Wherever the string "this" appears in a line, extract that line.

Input records:
▬▬▬

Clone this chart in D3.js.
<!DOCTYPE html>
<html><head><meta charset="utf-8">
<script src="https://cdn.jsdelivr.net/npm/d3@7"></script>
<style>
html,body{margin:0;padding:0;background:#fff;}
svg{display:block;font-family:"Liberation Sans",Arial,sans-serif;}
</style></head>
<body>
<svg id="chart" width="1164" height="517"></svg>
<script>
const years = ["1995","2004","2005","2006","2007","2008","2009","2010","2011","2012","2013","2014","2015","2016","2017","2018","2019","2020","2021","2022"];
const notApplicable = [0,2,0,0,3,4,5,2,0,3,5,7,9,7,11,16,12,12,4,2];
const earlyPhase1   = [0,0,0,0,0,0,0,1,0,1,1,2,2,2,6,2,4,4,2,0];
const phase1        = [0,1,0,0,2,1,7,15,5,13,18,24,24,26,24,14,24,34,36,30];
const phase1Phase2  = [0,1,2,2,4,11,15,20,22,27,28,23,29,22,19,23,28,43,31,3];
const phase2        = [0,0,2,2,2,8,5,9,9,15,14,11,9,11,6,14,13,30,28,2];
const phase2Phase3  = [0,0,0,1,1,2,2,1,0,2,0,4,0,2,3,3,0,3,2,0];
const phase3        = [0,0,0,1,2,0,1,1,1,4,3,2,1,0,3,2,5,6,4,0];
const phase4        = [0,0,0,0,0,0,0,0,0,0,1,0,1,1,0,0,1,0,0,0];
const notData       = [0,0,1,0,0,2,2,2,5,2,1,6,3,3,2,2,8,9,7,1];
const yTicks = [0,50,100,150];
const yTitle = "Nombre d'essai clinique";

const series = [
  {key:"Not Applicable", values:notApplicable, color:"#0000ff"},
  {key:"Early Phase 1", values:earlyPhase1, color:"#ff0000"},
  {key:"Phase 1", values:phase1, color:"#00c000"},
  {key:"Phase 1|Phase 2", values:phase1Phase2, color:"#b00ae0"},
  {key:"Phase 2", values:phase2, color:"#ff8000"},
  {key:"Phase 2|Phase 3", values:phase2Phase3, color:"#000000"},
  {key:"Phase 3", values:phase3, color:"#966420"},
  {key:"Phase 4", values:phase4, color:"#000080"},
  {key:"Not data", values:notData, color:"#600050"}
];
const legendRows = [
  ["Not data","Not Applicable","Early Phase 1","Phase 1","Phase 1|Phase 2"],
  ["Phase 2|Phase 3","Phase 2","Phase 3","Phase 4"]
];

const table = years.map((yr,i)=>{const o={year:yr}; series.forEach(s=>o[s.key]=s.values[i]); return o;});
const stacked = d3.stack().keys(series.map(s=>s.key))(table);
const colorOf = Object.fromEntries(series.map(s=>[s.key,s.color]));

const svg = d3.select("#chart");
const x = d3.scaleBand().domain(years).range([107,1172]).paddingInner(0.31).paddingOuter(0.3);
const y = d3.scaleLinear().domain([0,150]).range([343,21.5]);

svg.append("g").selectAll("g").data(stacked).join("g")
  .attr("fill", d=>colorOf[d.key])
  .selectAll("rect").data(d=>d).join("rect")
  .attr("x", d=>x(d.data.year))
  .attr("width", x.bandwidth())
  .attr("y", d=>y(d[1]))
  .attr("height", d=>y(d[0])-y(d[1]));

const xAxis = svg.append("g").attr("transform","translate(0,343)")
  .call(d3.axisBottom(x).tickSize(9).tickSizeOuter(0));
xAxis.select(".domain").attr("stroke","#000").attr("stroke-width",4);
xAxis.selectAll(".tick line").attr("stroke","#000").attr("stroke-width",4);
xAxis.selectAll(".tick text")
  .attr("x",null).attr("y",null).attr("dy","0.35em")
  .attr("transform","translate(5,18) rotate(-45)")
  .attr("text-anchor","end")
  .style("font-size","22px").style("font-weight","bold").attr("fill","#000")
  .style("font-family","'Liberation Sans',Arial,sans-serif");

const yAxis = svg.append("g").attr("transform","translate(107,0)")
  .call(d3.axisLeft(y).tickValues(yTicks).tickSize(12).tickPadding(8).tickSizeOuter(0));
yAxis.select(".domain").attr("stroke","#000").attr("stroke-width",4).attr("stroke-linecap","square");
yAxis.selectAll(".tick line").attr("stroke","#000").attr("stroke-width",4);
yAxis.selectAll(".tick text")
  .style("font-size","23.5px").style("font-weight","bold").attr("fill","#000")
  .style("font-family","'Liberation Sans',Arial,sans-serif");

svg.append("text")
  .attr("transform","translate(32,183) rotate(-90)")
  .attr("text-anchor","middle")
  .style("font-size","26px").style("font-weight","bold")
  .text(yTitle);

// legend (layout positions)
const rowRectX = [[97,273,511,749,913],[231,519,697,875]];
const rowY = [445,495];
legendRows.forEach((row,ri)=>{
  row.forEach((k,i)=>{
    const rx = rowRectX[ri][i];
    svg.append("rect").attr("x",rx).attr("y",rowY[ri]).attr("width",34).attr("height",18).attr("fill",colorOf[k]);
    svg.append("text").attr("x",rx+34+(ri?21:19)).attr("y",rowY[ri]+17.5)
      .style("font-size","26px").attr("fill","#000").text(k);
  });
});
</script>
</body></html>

▬▬▬

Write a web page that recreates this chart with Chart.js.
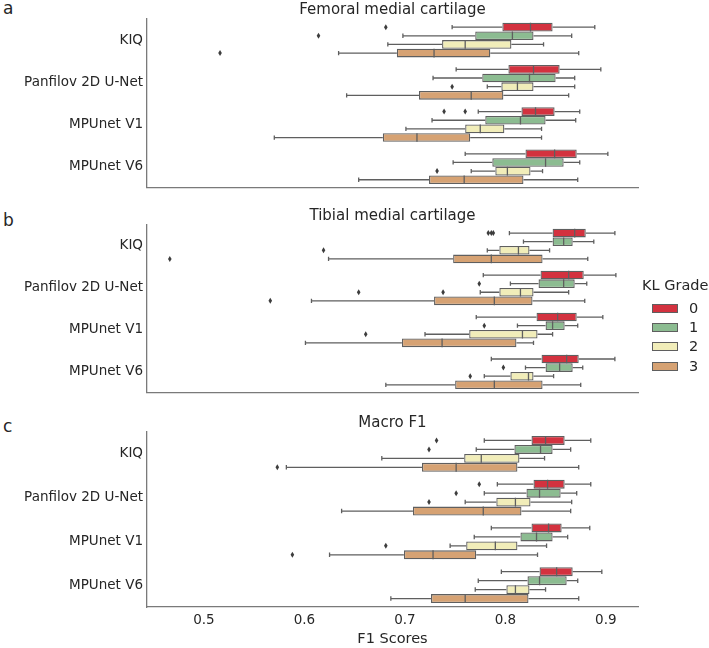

▬▬▬

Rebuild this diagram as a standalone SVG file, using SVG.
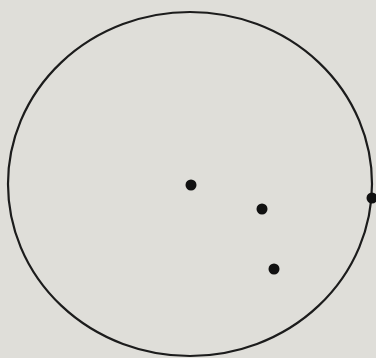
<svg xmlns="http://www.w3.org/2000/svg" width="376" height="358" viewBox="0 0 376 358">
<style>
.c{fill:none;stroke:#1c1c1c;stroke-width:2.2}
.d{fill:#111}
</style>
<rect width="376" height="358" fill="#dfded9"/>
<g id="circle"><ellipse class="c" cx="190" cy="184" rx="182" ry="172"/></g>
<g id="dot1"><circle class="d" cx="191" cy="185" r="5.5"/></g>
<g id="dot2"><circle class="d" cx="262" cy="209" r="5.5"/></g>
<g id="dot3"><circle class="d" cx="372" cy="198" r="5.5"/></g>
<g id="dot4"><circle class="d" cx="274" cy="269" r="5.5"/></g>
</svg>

▬▬▬

Output of the task:
Clone this chart in D3.js.
Write a web page that recreates this chart with Chart.js.
Rebuild this diagram as a standalone SVG file, using SVG.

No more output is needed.